There’s something deeply anthropological about this: food as a vessel of memory and meaning. Preserved food isn’t just nourishment – it carries intuition, routine, and knowledge passed down over generations. It reflects an understanding of the seasons: when fruit is ripe, how long it will last, what it pairs well with, and how to quite literally hold on to a moment in time. These practices aren’t only rooted in tradition – they’re practical, grounded in care, and deeply satisfying. A quiet form of continuity in a fast-paced world.
This recent July glut was far from the only time we faced too much of a good thing. During our first year with the CSA, we received more courgettes, more tomatoes, more cucumbers and herbs than we could possibly eat within one week – and it will likely continue that way well into this year’s September. But we’ve learned.
We blanched and froze greens in bundles. Made our own tomato sauce. Pickled cucumbers – using four different recipes, two of them passed down from my grandmother („Senfgurken“ as well as so called „Jägergurken“). We froze cubes of chopped herbs in olive oil. Others, we simply dried.
Each of those moments felt like an investment. In future meals, yes – but also in continuity. It reminded me that seasonal eating isn’t just a week-to-week rhythm. It’s a cycle that loops forward into winter and backward into memory. I truly enjoyed those quiet acts: labelling a jar, stacking it neatly in the cellar, tasting something again months later and remembering the heat of the day it was made.
We live in a world where almost everything is available all the time. Fresh strawberries in January. Fresh courgettes in December. Fresh tomatoes in March. All without real taste – but available nonetheless. And what we’ve gained in access, we’ve lost in rhythm. Preserving forces us to ask: what is truly in season? What’s abundant now, and what will I want later?
It’s also an act against waste. So much of the season’s abundance is lost when we don’t know how to keep it. Why not freezing your Zucchinischwemme or turning overripe peaches into jam – although I can easily indulge in three or four peaches a day when they’re perfectly ripe. In winter, I often look forward to a bag of frozen courgettes for soup or quiche – or a jar of those perfect Red Haven peaches, preserved in jam.

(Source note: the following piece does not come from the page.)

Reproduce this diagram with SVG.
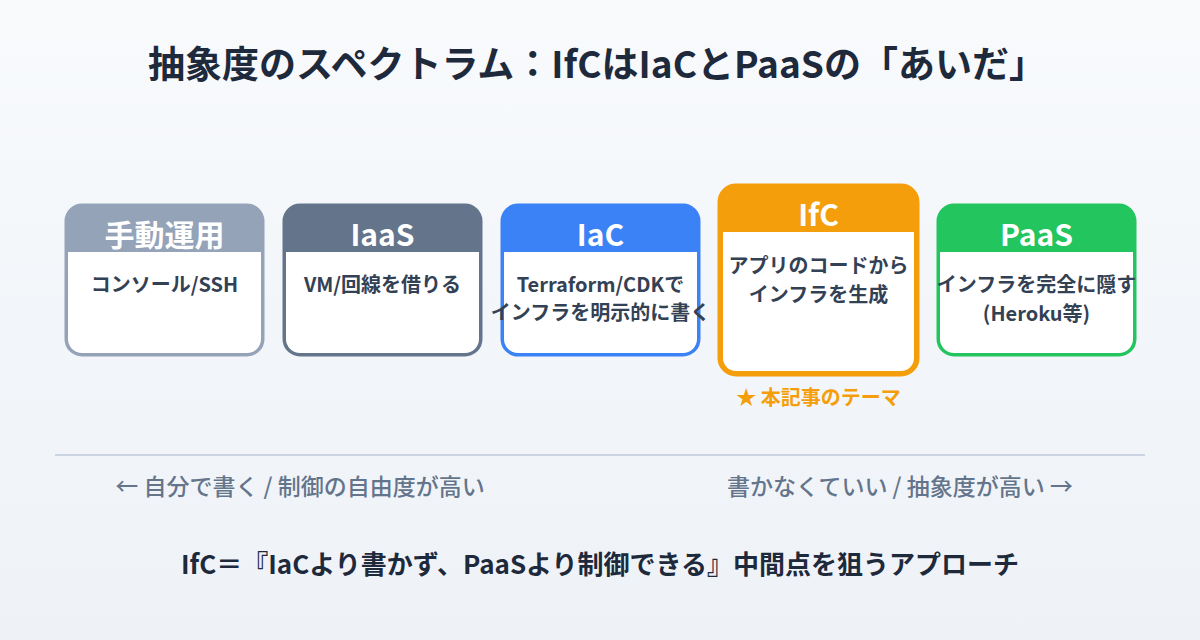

These days, I don’t see our cellar and freezer as just storage (– and I’m so glad now that we chose a full-height freezer for our new kitchen). A row of tomato sauce jars is a memory of late-summer Saturdays. The frozen spinach reminds me of a week when we simply couldn’t eat fast enough. One small jar of pickled courgette brings back the memory of a summer evening – nothing but salt, sugar, vinegar, spices and a bit of patience.
Preservation has helped me rethink what it truly means to eat seasonally. It’s not just about what’s on the table today – it’s about what you honour, what you keep, and what you choose to share with your future self. It’s about turning „too much“ into „just enough“ and learning how to carry the taste of now into the quieter months, when the garden rests or nature feels less abundant ( – even though, of course, there’s still plenty growing in winter).
What about you?
Have you ever felt overwhelmed by seasonal abundance – and if so, what did you do with it? Do you preserve? Freeze? Share with neighbours or friends?
What are the tastes you try to carry forward into winter – and what memories do they hold?
And how do you define seasonality in your own kitchen?